> Given problem: Reproduce the material below line by line, beginning with its first line and ending with the line that contains "DASH_LINES = [[5.3, 14.8], [8.3, 13.6], [8.9, 15.5], [16.4]]"; leave out pictures.

> Data block:

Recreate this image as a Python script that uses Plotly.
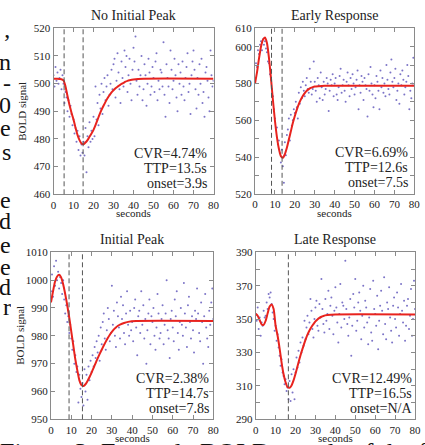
import plotly.graph_objects as go

W, H = 425, 445

# sampling grid of the BOLD time series (0.5 s)
TIME = [i / 2 for i in range(161)]

TITLES = ["No Initial Peak", "Early Response", "Initial Peak", "Late Response"]
STATS = [
    ["CVR=4.74%", "TTP=13.5s", "onset=3.9s"],
    ["CVR=6.69%", "TTP=12.6s", "onset=7.5s"],
    ["CVR=2.38%", "TTP=14.7s", "onset=7.8s"],
    ["CVR=12.49%", "TTP=16.5s", "onset=N/A"],
]
Y_RANGES = [[460, 520], [520, 610], [950, 1010], [290, 390]]
Y_TICKS = [
    [460, 470, 480, 490, 500, 510, 520],
    [520, 530, 540, 550, 560, 570, 580, 590, 600, 610],
    [950, 960, 970, 980, 990, 1000, 1010],
    [290, 300, 310, 320, 330, 340, 350, 360, 370, 380, 390],
]
Y_TICKTEXT = [
    ["460", "470", "480", "490", "500", "510", "520"],
    ["520", "", "540", "", "560", "", "580", "", "600", "610"],
    ["950", "960", "970", "980", "990", "1000", "1010"],
    ["290", "", "310", "", "330", "", "350", "", "370", "", "390"],
]
X_TICKS = [0, 10, 20, 30, 40, 50, 60, 70, 80]
DASH_LINES = [[5.3, 14.8], [8.3, 13.6], [8.9, 15.5], [16.4]]

# fitted curves
C1_T = list(range(0, 39)) + [40, 45, 80]
C1_Y = [501.8, 501.8, 501.8, 501.7, 501.6, 501.2, 499.0, 495.5, 492.3, 489.5,
        487.0, 484.1, 481.5, 479.6, 478.4, 478.1, 478.7, 479.6, 480.8, 482.0,
        483.3, 485.0, 486.9, 488.8, 490.5, 492.0, 493.4, 494.7, 495.8, 496.8,
        497.6, 498.3, 498.9, 499.4, 499.9, 500.3, 500.7, 501.0, 501.2,
        501.5, 501.8, 501.8]
C2_T = list(range(0, 31)) + [32, 35, 80]
C2_Y = [580, 586, 593.5, 600, 603.8, 605, 602, 594, 583, 571,
        560, 551, 544.5, 540.5, 539.6, 541.5, 545, 549.5, 554, 558.5,
        562.3, 565.8, 568.8, 571.2, 573.2, 574.8, 576, 576.9, 577.6, 578,
        578.3, 578.5, 578.7, 578.7]
C3_T = list(range(0, 35)) + [36, 38, 42, 80]
C3_Y = [992, 996, 999.5, 1001.3, 1001.9, 1001, 998.5, 995, 991, 986.5,
        981.5, 976.5, 971.5, 967.5, 964, 962.3, 962, 962.6, 963.8, 965.2,
        966.8, 968.5, 970.2, 971.9, 973.5, 975, 976.5, 977.9, 979.2, 980.4,
        981.4, 982.3, 983, 983.6, 984, 984.6, 985, 985.3, 985.3]
C4_T = list(range(0, 35)) + [36, 40, 80]
C4_Y = [353.2, 352, 349.3, 346.8, 346.6, 349, 353.5, 357.5, 358.8, 356,
        346, 340, 332.5, 324, 317, 312.2, 309.3, 308.9, 310.3, 313.3,
        317.3, 321.8, 326.2, 330.3, 334, 337.6, 340.7, 343.2, 345.3, 347,
        348.6, 349.8, 350.7, 351.4, 351.9, 352.4, 352.8, 352.8]

# measured BOLD samples
D1 = [503, 499, 506, 501, 504, 500, 502, 505, 498, 503,
      500, 493, 497, 495, 490, 494, 488, 492, 489, 485,
      487, 482, 484, 479, 483, 476, 481, 474, 478, 475,
      479, 474, 484, 468, 481, 477, 486, 479, 483, 480,
      488, 481, 499, 487, 493, 485, 496, 491, 500, 489,
      497, 502, 494, 499, 503, 492, 496, 500, 505, 498,
      507, 509, 495, 501, 511, 504, 498, 493, 508, 502,
      499, 512, 506, 510, 497, 503, 509, 500, 494, 505,
      513, 508, 517, 501, 496, 505, 499, 503, 510, 494,
      498, 507, 503, 492, 500, 509, 504, 496, 499, 506,
      502, 497, 508, 511, 494, 501, 498, 505, 504, 499,
      515, 496, 488, 507, 502, 499, 493, 512, 505, 498,
      501, 509, 503, 495, 490, 507, 500, 504, 496, 508,
      499, 494, 502, 506, 511, 497, 500, 489, 503, 508,
      512, 505, 498, 491, 502, 496, 507, 500, 509, 493,
      497, 488, 504, 506, 501, 495, 490, 512, 503, 499,
      501]
D2 = [583, 591, 589, 598, 596, 601, 603, 598, 604, 601,
      603, 599, 597, 592, 591, 585, 582, 577, 573, 566,
      561, 555, 556, 547, 549, 542, 537, 544, 535, 526,
      548, 541, 552, 555, 561, 549, 563, 557, 560, 566,
      564, 570, 567, 561, 575, 569, 578, 572, 581, 576,
      573, 579, 583, 577, 575, 588, 581, 574, 577, 592,
      581, 576, 570, 583, 579, 572, 586, 578, 571, 581,
      574, 577, 583, 580, 565, 576, 582, 579, 585, 573,
      580, 583, 574, 571, 578, 584, 588, 575, 579, 582,
      576, 570, 581, 586, 579, 573, 583, 577, 585, 580,
      574, 578, 582, 587, 566, 579, 575, 584, 581, 571,
      583, 579, 577, 562, 585, 576, 589, 580, 574, 567,
      579, 572, 584, 581, 576, 566, 587, 578, 583, 575,
      580, 573, 590, 582, 577, 574, 586, 593, 581, 578,
      583, 588, 571, 576, 580, 569, 585, 579, 587, 582,
      574, 578, 581, 590, 584, 566, 576, 572, 580, 594,
      579]
D3 = [996, 1002, 994, 1005, 998, 1007, 1000, 1003, 997, 1001,
      999, 995, 1000, 993, 988, 991, 985, 987, 981, 984,
      979, 975, 978, 970, 973, 967, 969, 956, 966, 961,
      958, 963, 955, 968, 960, 966, 957, 969, 964, 971,
      967, 973, 969, 976, 972, 978, 974, 980, 971, 983,
      977, 985, 988, 979, 975, 982, 990, 986, 978, 981,
      998, 984, 989, 980, 976, 992, 987, 983, 979, 994,
      986, 991, 981, 977, 988, 996, 984, 980, 989, 982,
      985, 978, 990, 993, 983, 973, 987, 989, 981, 996,
      984, 991, 979, 986, 970, 982, 988, 993, 977, 987,
      985, 990, 980, 975, 983, 995, 988, 979, 981, 986,
      991, 977, 984, 988, 1000, 982, 979, 972, 986, 989,
      983, 978, 993, 987, 996, 981, 975, 985, 990, 984,
      980, 999, 988, 983, 976, 991, 994, 985, 979, 987,
      982, 974, 989, 986, 997, 988, 981, 978, 992, 985,
      970, 987, 995, 983, 979, 976, 989, 984, 992, 997,
      986]
D4 = [353, 349, 357, 344, 351, 340, 348, 346, 355, 351,
      352, 360, 356, 365, 363, 366, 359, 354, 350, 343,
      346, 337, 341, 333, 328, 322, 326, 318, 316, 311,
      314, 307, 309, 302, 313, 301, 317, 306, 320, 302,
      318, 327, 321, 331, 324, 336, 330, 339, 334, 349,
      338, 345, 352, 341, 348, 362, 355, 344, 339, 350,
      357, 361, 346, 343, 359, 351, 374, 356, 347, 342,
      362, 349, 353, 367, 344, 358, 363, 352, 341, 355,
      369, 357, 348, 336, 353, 371, 345, 360, 358, 350,
      385, 356, 347, 340, 351, 362, 328, 346, 365, 357,
      374, 343, 349, 360, 366, 355, 338, 352, 370, 345,
      361, 357, 348, 335, 351, 368, 342, 337, 373, 356,
      353, 346, 364, 332, 349, 358, 367, 355, 341, 375,
      347, 338, 360, 356, 369, 351, 343, 336, 358, 363,
      350, 345, 366, 357, 340, 353, 371, 355, 348, 361,
      337, 346, 358, 362, 344, 352, 368, 340, 350, 373,
      356]

# page text cut off around the figure
SIDE_TEXT = ["\u2019", "n", "-", "0", "e", "s", "e", "d", "e", "e", "d", "r"]
SIDE_Y = [42, 62, 83, 105, 128, 152, 200, 221, 245, 267, 287, 307]
CAPTION = "Figure 3: Example BOLD voxels of the four kinds"

CURVES = [(C1_T, C1_Y), (C2_T, C2_Y), (C3_T, C3_Y), (C4_T, C4_Y)]
DOTS = [D1, D2, D3, D4]

# panel frames in pixels: left, right, top, bottom
BOXES = [(53.5, 213.5, 28.3, 194.3), (255, 414.3, 28.3, 193.8),
         (51, 213.3, 252.3, 419.3), (255.7, 415, 252.3, 419.3)]
STAT_RIGHT = [209, 410, 211, 413.5]


def px(x):
    return x / W


def py(y):
    return 1 - y / H


def note(text, x, y, size, xanchor="center", yanchor="middle", **kw):
    return dict(text=text, x=px(x), y=py(y), xref="paper", yref="paper",
                xanchor=xanchor, yanchor=yanchor, showarrow=False,
                font=dict(family=SERIF, size=size, color=kw.pop("color", "#222")), **kw)


SERIF = "Liberation Serif"
FRAME = "#8a8a8a"

fig = go.Figure()
annotations = []
shapes = []

for k in range(4):
    n = "" if k == 0 else str(k + 1)
    xa, ya = "x" + n, "y" + n
    l, r, t, b = BOXES[k]

    fig.add_trace(go.Scatter(
        x=TIME, y=DOTS[k], mode="markers", xaxis=xa, yaxis=ya,
        marker=dict(size=2, color="rgba(80,70,180,0.75)"),
        showlegend=False, hoverinfo="skip"))
    fig.add_trace(go.Scatter(
        x=CURVES[k][0], y=CURVES[k][1], mode="lines", xaxis=xa, yaxis=ya,
        line=dict(color="#e8231e", width=2, shape="spline", smoothing=0.6),
        showlegend=False, hoverinfo="skip"))

    for xv in DASH_LINES[k]:
        shapes.append(dict(type="line", xref=xa, yref=ya + " domain",
                           x0=xv, x1=xv, y0=0, y1=1,
                           line=dict(color="#555555", width=1, dash="5px,3px")))

    axis_common = dict(showline=True, linecolor=FRAME, linewidth=1, mirror="allticks",
                       ticks="inside", ticklen=4, tickcolor=FRAME, showgrid=False,
                       zeroline=False, automargin=False,
                       tickfont=dict(family=SERIF, size=11, color="#222"))
    fig.update_layout(**{
        "xaxis" + n: dict(domain=[px(l), px(r)], range=[0, 80], tickvals=X_TICKS,
                          anchor=ya, **axis_common),
        "yaxis" + n: dict(domain=[py(b), py(t)], range=Y_RANGES[k], tickvals=Y_TICKS[k],
                          ticktext=Y_TICKTEXT[k], anchor=xa, **axis_common),
    })

    annotations.append(note(TITLES[k], (l + r) / 2, t - 13, 14))
    annotations.append(note("seconds", (l + r) / 2, b + 19, 11))
    if k in (0, 2):
        annotations.append(note("BOLD signal", l - 31, (t + b) / 2, 11, textangle=-90))
    for i, s in enumerate(STATS[k]):
        annotations.append(note(s, STAT_RIGHT[k], b - 41 + 15 * i, 14, xanchor="right"))

for s, y in zip(SIDE_TEXT, SIDE_Y):
    annotations.append(note(s, 13, y, 24, xanchor="right", height=18, color="#111"))
annotations.append(note(CAPTION, -2, 436, 26, xanchor="left", yanchor="top", color="#111"))

fig.update_layout(
    width=W, height=H,
    margin=dict(l=0, r=0, t=0, b=0),
    paper_bgcolor="white",
    plot_bgcolor="white",
    annotations=annotations,
    shapes=shapes,
)

# the page body has a default 8px margin; drop it so the figure fills the window
fig.write_html("out.html", config={"displayModeBar": False},
               post_script="document.body.style.margin='0';"
                           "document.body.style.overflow='hidden';")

> Written answer:
Recreate this image as a Python script that uses Plotly.
import plotly.graph_objects as go

W, H = 425, 445

# sampling grid of the BOLD time series (0.5 s)
TIME = [i / 2 for i in range(161)]

TITLES = ["No Initial Peak", "Early Response", "Initial Peak", "Late Response"]
STATS = [
    ["CVR=4.74%", "TTP=13.5s", "onset=3.9s"],
    ["CVR=6.69%", "TTP=12.6s", "onset=7.5s"],
    ["CVR=2.38%", "TTP=14.7s", "onset=7.8s"],
    ["CVR=12.49%", "TTP=16.5s", "onset=N/A"],
]
Y_RANGES = [[460, 520], [520, 610], [950, 1010], [290, 390]]
Y_TICKS = [
    [460, 470, 480, 490, 500, 510, 520],
    [520, 530, 540, 550, 560, 570, 580, 590, 600, 610],
    [950, 960, 970, 980, 990, 1000, 1010],
    [290, 300, 310, 320, 330, 340, 350, 360, 370, 380, 390],
]
Y_TICKTEXT = [
    ["460", "470", "480", "490", "500", "510", "520"],
    ["520", "", "540", "", "560", "", "580", "", "600", "610"],
    ["950", "960", "970", "980", "990", "1000", "1010"],
    ["290", "", "310", "", "330", "", "350", "", "370", "", "390"],
]
X_TICKS = [0, 10, 20, 30, 40, 50, 60, 70, 80]
DASH_LINES = [[5.3, 14.8], [8.3, 13.6], [8.9, 15.5], [16.4]]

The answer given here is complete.